#### COLLECTED DATA
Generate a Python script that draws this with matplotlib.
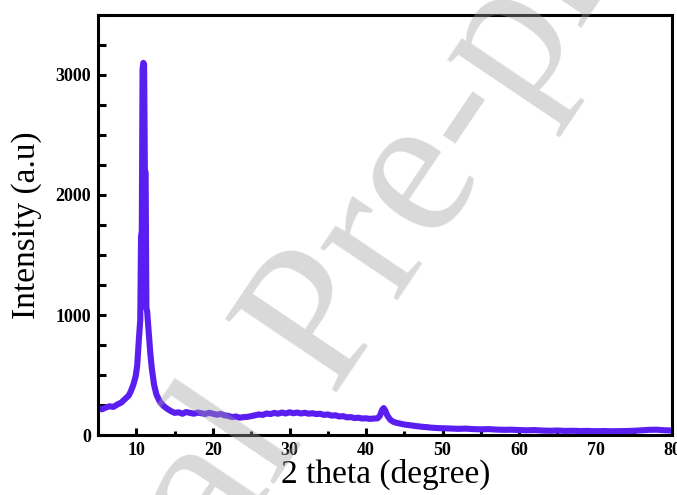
import numpy as np
import matplotlib
matplotlib.use('Agg')
import matplotlib.pyplot as plt
from matplotlib.ticker import MultipleLocator

# XRD pattern
two_theta = [5.0, 5.5, 6.0, 6.5, 7.0, 7.5, 8.0, 8.5, 9.0, 9.3, 9.6, 9.9, 10.1, 10.3, 10.5,
             10.6, 10.7, 10.8, 10.9, 11.0, 11.1, 11.2, 11.3, 11.4, 11.6, 11.8, 12.0, 12.3,
             12.6, 13.0, 13.5, 14.0, 14.5, 15.0, 15.5, 16.0, 16.5, 17.0, 17.5, 18.0, 18.5,
             19.0, 19.5, 20.0, 20.5, 21.0, 21.5, 22.0, 22.5, 23.0, 23.5, 24.0, 24.5, 25.0,
             25.5, 26.0, 26.5, 27.0, 27.5, 28.0, 28.5, 29.0, 29.5, 30.0, 30.5, 31.0, 31.5,
             32.0, 32.5, 33.0, 33.5, 34.0, 34.5, 35.0, 35.5, 36.0, 36.5, 37.0, 37.5, 38.0,
             38.5, 39.0, 39.5, 40.0, 40.5, 41.0, 41.5, 41.8, 42.1, 42.3, 42.5, 42.8, 43.2,
             43.6, 44.0, 44.5, 45.0, 45.5, 46.0, 46.5, 47.0, 47.5, 48.0, 48.5, 49.0, 49.5,
             50.0, 51.0, 52.0, 53.0, 54.0, 55.0, 56.0, 57.0, 58.0, 59.0, 60.0, 61.0, 62.0,
             63.0, 64.0, 65.0, 66.0, 67.0, 68.0, 69.0, 70.0, 71.0, 72.0, 73.0, 74.0, 75.0,
             76.0, 77.0, 78.0, 79.0, 80.0]
intensity = [225, 215, 230, 240, 235, 255, 270, 300, 330, 370, 420, 490, 580, 780, 960,
             1650, 1700, 3050, 3100, 3090, 2200, 2190, 1060, 1030, 860, 690, 560, 420,
             340, 285, 245, 220, 200, 185, 190, 178, 192, 185, 178, 188, 182,
             176, 186, 178, 170, 176, 165, 160, 150, 155, 145, 150, 152, 158,
             165, 172, 168, 180, 175, 185, 178, 188, 180, 190, 182, 188, 180,
             186, 178, 182, 175, 178, 168, 172, 162, 165, 155, 158, 148, 150,
             142, 145, 138, 140, 135, 138, 140, 160, 210, 225, 205, 160, 125,
             110, 102, 95, 88, 84, 80, 75, 72, 68, 66, 62, 60, 58,
             57, 55, 52, 54, 50, 48, 50, 46, 44, 45, 42, 40, 42,
             38, 36, 38, 35, 36, 34, 35, 32, 34, 32, 33, 34, 36,
             40, 44, 45, 40, 38]

x_ticks = [10, 20, 30, 40, 50, 60, 70, 80]
y_ticks = [0, 1000, 2000, 3000]

plt.rcParams['font.family'] = ['Liberation Serif', 'DejaVu Serif']

fig = plt.figure(figsize=(6.77, 4.95), dpi=100)
ax = fig.add_axes([0.145, 0.121, 0.848, 0.849])

ax.plot(two_theta, intensity, color='#5a1ef0', lw=4.4, solid_joinstyle='round', zorder=2)

ax.set_xlim(5, 80)
ax.set_ylim(0, 3500)
ax.set_xticks(x_ticks)
ax.set_yticks(y_ticks)
ax.xaxis.set_minor_locator(MultipleLocator(5))
ax.yaxis.set_minor_locator(MultipleLocator(250))
ax.tick_params(which='both', direction='in', top=False, right=False, width=2.2)
ax.tick_params(axis='y', which='both', length=6)
ax.tick_params(axis='x', which='major', length=5)
ax.tick_params(axis='x', which='minor', length=3)
ax.tick_params(labelsize=13, pad=5)
for lab in ax.get_xticklabels() + ax.get_yticklabels():
    lab.set_fontweight('bold')
for sp in ax.spines.values():
    sp.set_linewidth(2.2)

ax.set_xlabel('2 theta (degree)', fontsize=24, labelpad=0)
ax.set_ylabel('Intensity (a.u)', fontsize=24, labelpad=10)

# journal watermark
fig.text(0.545, 0.305, 'Journal Pre-proof', fontsize=147, color='#a0a0a0', alpha=0.4,
         rotation=56, rotation_mode='anchor', ha='center', va='baseline', zorder=5)

fig.savefig('out.png', dpi=100)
########
### AIM
Repeat the listing above from its first line through the line that contains "from matplotlib.ticker import MultipleLocator", both included, and nothing more. Drop the pictures.

### ANSWER FOR THIS EXERCISE
Generate a Python script that draws this with matplotlib.
import numpy as np
import matplotlib
matplotlib.use('Agg')
import matplotlib.pyplot as plt
from matplotlib.ticker import MultipleLocator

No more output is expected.